Typically a fun-loving friend with an easy smile, Lisa Lee had changed in the weeks before her death Tuesday, friends say.
The 22-year-old Midvale waitress was shot twice in the chest and head about 5:30 p.m. as she stood outside her car at the Center Street apartment she shared with her boyfriend.Michael Joseph Ochse, 38, then turned the 9mm Ruger on himself. Lee had apparently told the man to move out only days earlier, according to police.
Lee's death left her 18-month-old son from a previous relationship motherless, her parents without a daughter and her friends missing their fun-loving pal.
"One of her favorite things was to sit around the house and listen to music," said Dawn Edens, 19, who met Lee four years ago while the two attended Granger High. She later helped Lee get a job at an auto parts store where she met Ochse, who was employed as a parts runner.
"She was always out looking for a good time, having fun," Edens said. "She always had the biggest smile on her face."

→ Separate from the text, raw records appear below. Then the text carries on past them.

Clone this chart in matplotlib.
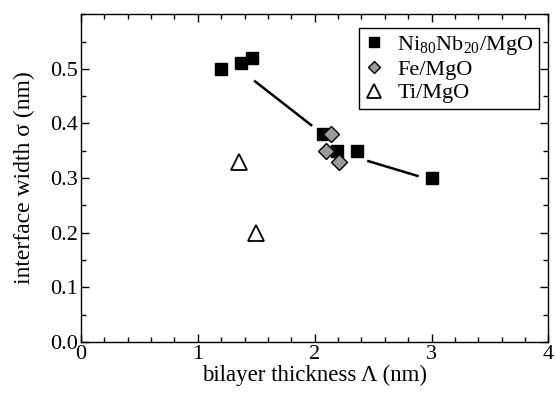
import matplotlib
matplotlib.use("Agg")
import matplotlib.pyplot as plt
from matplotlib.ticker import MultipleLocator, FormatStrFormatter

plt.rcParams['font.family'] = ['Liberation Serif', 'DejaVu Serif']
plt.rcParams['mathtext.fontset'] = 'custom'
plt.rcParams['mathtext.rm'] = 'Liberation Serif'

# Ni80Nb20/MgO multilayers
ninb_x = [1.20, 1.37, 1.46, 2.07, 2.19, 2.36, 3.00]
ninb_y = [0.50, 0.51, 0.52, 0.38, 0.35, 0.35, 0.30]

# Fe/MgO multilayers
fe_x = [2.14, 2.10, 2.21]
fe_y = [0.38, 0.35, 0.33]

# Ti/MgO multilayers
ti_x = [1.35, 1.50]
ti_y = [0.33, 0.20]

# guide-to-the-eye trend line (two visible pieces)
trend1_x = [1.49, 1.97]
trend1_y = [0.477, 0.397]
trend2_x = [2.46, 2.88]
trend2_y = [0.331, 0.304]

fig = plt.figure(figsize=(5.55, 3.94), dpi=100)
ax = fig.add_axes([0.146, 0.132, 0.842, 0.832])

ax.plot(trend1_x, trend1_y, color='black', lw=1.8, zorder=1)
ax.plot(trend2_x, trend2_y, color='black', lw=1.8, zorder=1)

ax.plot(ninb_x, ninb_y, ls='none', marker='s', ms=9, mfc='black', mec='black',
        label=r'Ni$_{80}$Nb$_{20}$/MgO', zorder=3)
ax.plot(fe_x, fe_y, ls='none', marker='D', ms=8, mfc='#9a9a9a', mec='black',
        mew=1.0, label='Fe/MgO', zorder=4)
ax.plot(ti_x, ti_y, ls='none', marker='^', ms=12, mfc='white', mec='black',
        mew=1.3, label='Ti/MgO', zorder=3)

ax.set_xlim(0, 4)
ax.set_ylim(0, 0.6)
ax.set_xticks([0, 1, 2, 3, 4])
ax.set_yticks([0.0, 0.1, 0.2, 0.3, 0.4, 0.5])
ax.yaxis.set_major_formatter(FormatStrFormatter('%.1f'))
ax.xaxis.set_minor_locator(MultipleLocator(0.2))
ax.yaxis.set_minor_locator(MultipleLocator(0.05))
ax.tick_params(which='both', direction='in', top=True, right=True, labelsize=16)
ax.tick_params(which='major', length=6, width=1, pad=2)
ax.tick_params(which='minor', length=3.5, width=1)
for s in ax.spines.values():
    s.set_linewidth(1.0)

ax.set_xlabel('bilayer thickness Λ (nm)', fontsize=16.5, labelpad=1)
ax.set_ylabel('interface width σ (nm)', fontsize=17, labelpad=11)

leg = ax.legend(loc='upper right', bbox_to_anchor=(0.981, 0.957), fontsize=16,
                frameon=True, fancybox=False, edgecolor='black', framealpha=1,
                handlelength=0.9, handletextpad=0.6, borderpad=0.25,
                labelspacing=0.12, borderaxespad=0.0, markerscale=0.8)
leg.get_frame().set_linewidth(1.0)

fig.savefig('out.png', dpi=100)
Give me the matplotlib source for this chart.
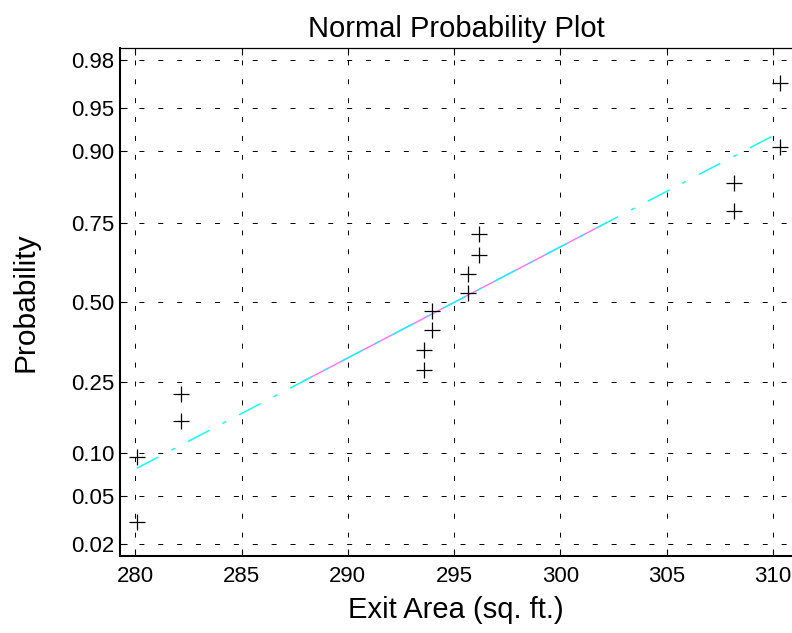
from statistics import NormalDist

import matplotlib
matplotlib.use("Agg")
import matplotlib.pyplot as plt
import numpy as np

plt.rcParams["font.family"] = ["Liberation Sans", "DejaVu Sans"]
plt.rcParams["lines.scale_dashes"] = False

# Exit area measurements, sorted (sq. ft.)
exit_area = [280.07, 280.07, 282.14, 282.14, 293.59, 293.59, 293.98, 293.98,
             295.64, 295.64, 296.17, 296.17, 308.19, 308.19, 310.34, 310.34]
# Plotting positions (i - 0.5) / n for n = 16
plot_prob = [0.03125, 0.09375, 0.15625, 0.21875, 0.28125, 0.34375, 0.40625, 0.46875,
             0.53125, 0.59375, 0.65625, 0.71875, 0.78125, 0.84375, 0.90625, 0.96875]
prob_ticks = [0.02, 0.05, 0.10, 0.25, 0.50, 0.75, 0.90, 0.95, 0.98]
prob_tick_labels = ["0.02", "0.05", "0.10", "0.25", "0.50", "0.75", "0.90", "0.95", "0.98"]
x_ticks = [280, 285, 290, 295, 300, 305, 310]

nd = NormalDist()
z = np.vectorize(nd.inv_cdf)

x = np.array(exit_area)
zy = z(np.array(plot_prob))

# Reference line through the first and third quartiles
xs = np.sort(x)
n = len(xs)
q1 = 0.5 * (xs[3] + xs[4])
q3 = 0.5 * (xs[11] + xs[12])
zq1, zq3 = nd.inv_cdf(0.25), nd.inv_cdf(0.75)
slope = (zq3 - zq1) / (q3 - q1)
line = lambda v: zq1 + slope * (np.asarray(v) - q1)

fig = plt.figure(figsize=(7.92, 6.33), dpi=100)
ax = fig.add_axes([120 / 792, 77 / 633, 672 / 792, 507.7 / 633])

ax.plot(x, zy, linestyle="none", marker="+", markersize=11.5,
        markeredgewidth=0.9, color="black", zorder=4)

ax.plot([q1, q3], line([q1, q3]), color="#ff70ff", linewidth=1.0, zorder=3)
ends = [xs.min(), xs.max()]
ax.plot(ends, line(ends), color="#00ffff", linewidth=1.0,
        linestyle=(0, (17.5, 10.5, 3.0, 10.5)), zorder=3)

ax.set_xlim(279.28, 310.90)
zlim = nd.inv_cdf(0.25 / n)
ax.set_ylim(zlim, -zlim)

ax.set_xticks(x_ticks)
ax.set_xticklabels([str(t) for t in x_ticks])
ax.set_yticks(z(np.array(prob_ticks)))
ax.set_yticklabels(prob_tick_labels)

ax.grid(True, color="black", linewidth=0.7, linestyle=(0, (3.6, 10.0)))
ax.set_axisbelow(True)

ax.tick_params(axis="both", direction="in", length=5, width=0.8,
               labelsize=16, top=True, right=False)
ax.tick_params(axis="x", pad=7)
ax.tick_params(axis="y", pad=4)

ax.spines["right"].set_visible(False)
ax.spines["left"].set_linewidth(1.5)
ax.spines["bottom"].set_linewidth(1.5)
ax.spines["top"].set_linewidth(0.9)

ax.set_title("Normal Probability Plot", fontsize=21, pad=8)
ax.set_xlabel("Exit Area (sq. ft.)", fontsize=21, labelpad=7)
ax.set_ylabel("Probability", fontsize=21.5, labelpad=23)

fig.savefig("out.png", dpi=100)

"I was in a science class (at Granger High) with her," said Jayne Jensen, West Valley City. "She was real friendly. We had a lot in common. We had friends in common. We just started hanging out and doing things together."
Edens recalled driving repeatedly around the block with Lee because the woman wanted to hear the entire rendition of The Eagles' "Hotel California," playing on the radio.
"I was with her when she got married, and I was with her when she got her divorce," Edens said. "I saw a very extreme change (in recent weeks). We went out a few weekends ago, and it wasn't even Lisa. Lisa and I have been very good friends and she didn't talk much at all."
When Lee needed a job, Edens helped her get hired on at the Salt Lake auto parts store, but cautioned her about seeing Ochse outside work. Lee later quit for a job as a waitress. She was already dating Ochse, however.
"In fact, I tried to get her to stay away from him," Eden said. "First of all, he was with somebody else, I knew."
At the time of his death Tuesday, Ochse faced six counts of sex abuse-related charges in 3rd District Court for allegedly molesting the three daughters of his prior girlfriend. He admitted to police he had wrestled naked with the girls and committed lewd acts in front of them, a court complaint states.
"I never liked the guy," Edens said. "There was always sexual harassment going on. There wasn't one day that went by that he didn't have something gross to say."
Ochse's boss at the auto parts store told the Deseret News that his employee often wondered aloud whether God would forgive him for molesting three children.
"We had discussions about it (the sexual-abuse charges) and about God. . . . I told him he could be saved. But I don't think he took comfort in any of it," said Doug Canada, a manager at Auto Parts Depot, where Ochse had worked for 18 months. "He was searching for answers and really couldn't find anything."
Eden has her own theories about why Ochse killed Lee, then killed himself - mostly centered on the possibility of him going to prison. When Lee asked him to move out, Ochse may have recognized he would be alone, with no family living in the area, Eden said.
"He has no family here," she said. "I know he had nowhere to go."